▶ _OBJECTIVE_:
In the listing below, find the line with "var valueTicks = [0,200,400,600,800,1000,1200,1400,1600];", then repeat exactly every line from the top through that one.
--- RAW DATA ---
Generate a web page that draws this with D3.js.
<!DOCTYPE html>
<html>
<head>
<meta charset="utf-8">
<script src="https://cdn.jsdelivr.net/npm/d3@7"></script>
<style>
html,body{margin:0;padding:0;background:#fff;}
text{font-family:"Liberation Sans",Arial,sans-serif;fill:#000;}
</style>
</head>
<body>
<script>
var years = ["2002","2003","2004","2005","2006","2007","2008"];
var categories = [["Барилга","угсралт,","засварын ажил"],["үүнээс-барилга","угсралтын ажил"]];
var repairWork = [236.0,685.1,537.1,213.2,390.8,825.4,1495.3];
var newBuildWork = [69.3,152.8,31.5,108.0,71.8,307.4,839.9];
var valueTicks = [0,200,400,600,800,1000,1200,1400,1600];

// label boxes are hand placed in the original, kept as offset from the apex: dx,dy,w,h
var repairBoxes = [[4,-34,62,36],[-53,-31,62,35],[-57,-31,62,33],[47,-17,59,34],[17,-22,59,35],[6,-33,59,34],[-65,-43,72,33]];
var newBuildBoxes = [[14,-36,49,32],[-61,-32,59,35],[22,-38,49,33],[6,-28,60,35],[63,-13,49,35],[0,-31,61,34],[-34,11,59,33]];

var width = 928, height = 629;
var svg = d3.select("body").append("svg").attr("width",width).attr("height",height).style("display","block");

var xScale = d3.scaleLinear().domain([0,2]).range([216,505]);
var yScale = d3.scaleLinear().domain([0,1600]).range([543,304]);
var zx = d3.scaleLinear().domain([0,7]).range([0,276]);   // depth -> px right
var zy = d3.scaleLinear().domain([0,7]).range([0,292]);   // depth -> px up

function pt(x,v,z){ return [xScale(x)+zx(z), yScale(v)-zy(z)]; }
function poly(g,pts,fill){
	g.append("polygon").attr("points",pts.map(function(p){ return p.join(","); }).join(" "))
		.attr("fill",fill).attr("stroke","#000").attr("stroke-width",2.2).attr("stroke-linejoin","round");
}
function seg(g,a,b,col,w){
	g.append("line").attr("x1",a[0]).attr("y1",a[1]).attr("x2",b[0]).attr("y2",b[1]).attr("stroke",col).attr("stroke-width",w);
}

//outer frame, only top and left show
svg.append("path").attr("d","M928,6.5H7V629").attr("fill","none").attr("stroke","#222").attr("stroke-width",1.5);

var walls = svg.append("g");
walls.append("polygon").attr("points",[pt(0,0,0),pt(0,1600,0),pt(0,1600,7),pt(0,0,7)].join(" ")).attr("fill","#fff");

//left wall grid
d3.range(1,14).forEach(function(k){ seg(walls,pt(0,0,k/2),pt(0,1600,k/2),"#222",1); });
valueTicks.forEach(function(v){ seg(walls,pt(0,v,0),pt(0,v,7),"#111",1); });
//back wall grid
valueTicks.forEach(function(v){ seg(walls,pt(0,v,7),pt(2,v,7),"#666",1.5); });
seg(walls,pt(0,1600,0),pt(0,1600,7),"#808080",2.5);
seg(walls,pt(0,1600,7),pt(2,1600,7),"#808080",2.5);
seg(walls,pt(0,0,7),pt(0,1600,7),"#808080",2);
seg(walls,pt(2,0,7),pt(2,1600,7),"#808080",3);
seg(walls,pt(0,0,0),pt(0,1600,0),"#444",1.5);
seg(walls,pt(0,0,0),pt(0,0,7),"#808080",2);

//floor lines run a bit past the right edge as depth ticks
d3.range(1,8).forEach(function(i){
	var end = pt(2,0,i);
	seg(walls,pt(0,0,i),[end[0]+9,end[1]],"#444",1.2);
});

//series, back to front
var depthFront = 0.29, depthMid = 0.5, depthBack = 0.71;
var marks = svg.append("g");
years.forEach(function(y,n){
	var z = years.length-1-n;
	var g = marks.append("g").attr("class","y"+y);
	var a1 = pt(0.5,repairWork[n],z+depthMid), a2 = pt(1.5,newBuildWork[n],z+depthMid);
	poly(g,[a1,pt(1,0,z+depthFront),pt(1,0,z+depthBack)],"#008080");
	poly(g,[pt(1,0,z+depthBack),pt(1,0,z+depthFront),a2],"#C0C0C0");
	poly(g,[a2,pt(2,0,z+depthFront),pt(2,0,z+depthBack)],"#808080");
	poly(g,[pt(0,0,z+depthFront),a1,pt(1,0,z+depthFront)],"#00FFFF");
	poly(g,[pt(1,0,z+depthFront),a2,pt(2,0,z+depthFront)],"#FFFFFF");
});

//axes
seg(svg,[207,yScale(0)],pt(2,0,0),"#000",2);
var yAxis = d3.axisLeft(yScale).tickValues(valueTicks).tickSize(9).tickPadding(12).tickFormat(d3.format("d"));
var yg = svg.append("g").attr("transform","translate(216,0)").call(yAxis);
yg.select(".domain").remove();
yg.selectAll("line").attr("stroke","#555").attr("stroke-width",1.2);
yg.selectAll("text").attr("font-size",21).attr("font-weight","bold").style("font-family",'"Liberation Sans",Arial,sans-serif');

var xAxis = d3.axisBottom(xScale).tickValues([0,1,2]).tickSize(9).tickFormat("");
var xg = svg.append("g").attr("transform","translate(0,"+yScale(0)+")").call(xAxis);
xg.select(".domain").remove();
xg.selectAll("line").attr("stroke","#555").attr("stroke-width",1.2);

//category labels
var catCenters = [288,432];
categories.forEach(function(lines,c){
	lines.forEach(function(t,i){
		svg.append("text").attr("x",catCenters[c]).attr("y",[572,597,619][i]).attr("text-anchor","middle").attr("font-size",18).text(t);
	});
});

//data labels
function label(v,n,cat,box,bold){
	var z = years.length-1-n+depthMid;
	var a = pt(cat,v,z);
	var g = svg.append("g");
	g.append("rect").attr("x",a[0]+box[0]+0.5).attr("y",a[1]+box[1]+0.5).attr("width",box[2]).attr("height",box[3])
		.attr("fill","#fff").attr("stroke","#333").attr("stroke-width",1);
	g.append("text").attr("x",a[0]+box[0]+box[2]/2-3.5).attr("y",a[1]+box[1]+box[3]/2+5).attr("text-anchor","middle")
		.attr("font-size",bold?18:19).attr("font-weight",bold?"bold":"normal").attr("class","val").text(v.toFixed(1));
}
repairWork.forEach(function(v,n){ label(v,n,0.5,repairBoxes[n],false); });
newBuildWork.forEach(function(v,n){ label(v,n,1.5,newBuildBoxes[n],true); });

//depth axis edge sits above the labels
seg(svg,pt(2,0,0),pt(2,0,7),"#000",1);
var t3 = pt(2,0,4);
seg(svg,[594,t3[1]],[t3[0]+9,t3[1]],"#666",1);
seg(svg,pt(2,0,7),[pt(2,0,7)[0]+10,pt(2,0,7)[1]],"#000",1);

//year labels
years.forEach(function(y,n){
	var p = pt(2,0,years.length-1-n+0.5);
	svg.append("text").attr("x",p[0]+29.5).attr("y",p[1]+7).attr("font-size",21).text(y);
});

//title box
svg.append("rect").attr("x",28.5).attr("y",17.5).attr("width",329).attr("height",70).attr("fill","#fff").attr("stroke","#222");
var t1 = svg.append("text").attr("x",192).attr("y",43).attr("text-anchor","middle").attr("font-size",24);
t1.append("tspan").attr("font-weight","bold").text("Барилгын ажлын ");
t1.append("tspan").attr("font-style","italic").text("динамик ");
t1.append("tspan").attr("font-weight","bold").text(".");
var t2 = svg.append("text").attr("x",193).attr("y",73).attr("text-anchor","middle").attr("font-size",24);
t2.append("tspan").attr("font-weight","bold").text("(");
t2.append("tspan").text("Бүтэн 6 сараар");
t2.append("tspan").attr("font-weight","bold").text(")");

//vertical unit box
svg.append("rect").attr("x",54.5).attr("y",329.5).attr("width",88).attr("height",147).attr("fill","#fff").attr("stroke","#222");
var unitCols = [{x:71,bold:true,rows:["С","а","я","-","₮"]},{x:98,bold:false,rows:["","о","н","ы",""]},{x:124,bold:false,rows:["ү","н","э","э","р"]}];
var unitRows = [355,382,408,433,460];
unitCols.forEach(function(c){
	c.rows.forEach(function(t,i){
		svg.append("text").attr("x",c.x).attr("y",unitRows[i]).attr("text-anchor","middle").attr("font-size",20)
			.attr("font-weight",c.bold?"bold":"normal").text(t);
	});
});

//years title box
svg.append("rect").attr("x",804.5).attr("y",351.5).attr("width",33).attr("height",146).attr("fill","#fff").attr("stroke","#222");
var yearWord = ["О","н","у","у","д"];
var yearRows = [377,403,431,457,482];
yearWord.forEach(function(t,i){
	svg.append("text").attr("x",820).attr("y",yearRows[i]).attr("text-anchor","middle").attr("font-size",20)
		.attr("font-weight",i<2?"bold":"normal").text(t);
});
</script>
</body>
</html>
---
▶ _RESULT OF THIS TASK_:
Generate a web page that draws this with D3.js.
<!DOCTYPE html>
<html>
<head>
<meta charset="utf-8">
<script src="https://cdn.jsdelivr.net/npm/d3@7"></script>
<style>
html,body{margin:0;padding:0;background:#fff;}
text{font-family:"Liberation Sans",Arial,sans-serif;fill:#000;}
</style>
</head>
<body>
<script>
var years = ["2002","2003","2004","2005","2006","2007","2008"];
var categories = [["Барилга","угсралт,","засварын ажил"],["үүнээс-барилга","угсралтын ажил"]];
var repairWork = [236.0,685.1,537.1,213.2,390.8,825.4,1495.3];
var newBuildWork = [69.3,152.8,31.5,108.0,71.8,307.4,839.9];
var valueTicks = [0,200,400,600,800,1000,1200,1400,1600];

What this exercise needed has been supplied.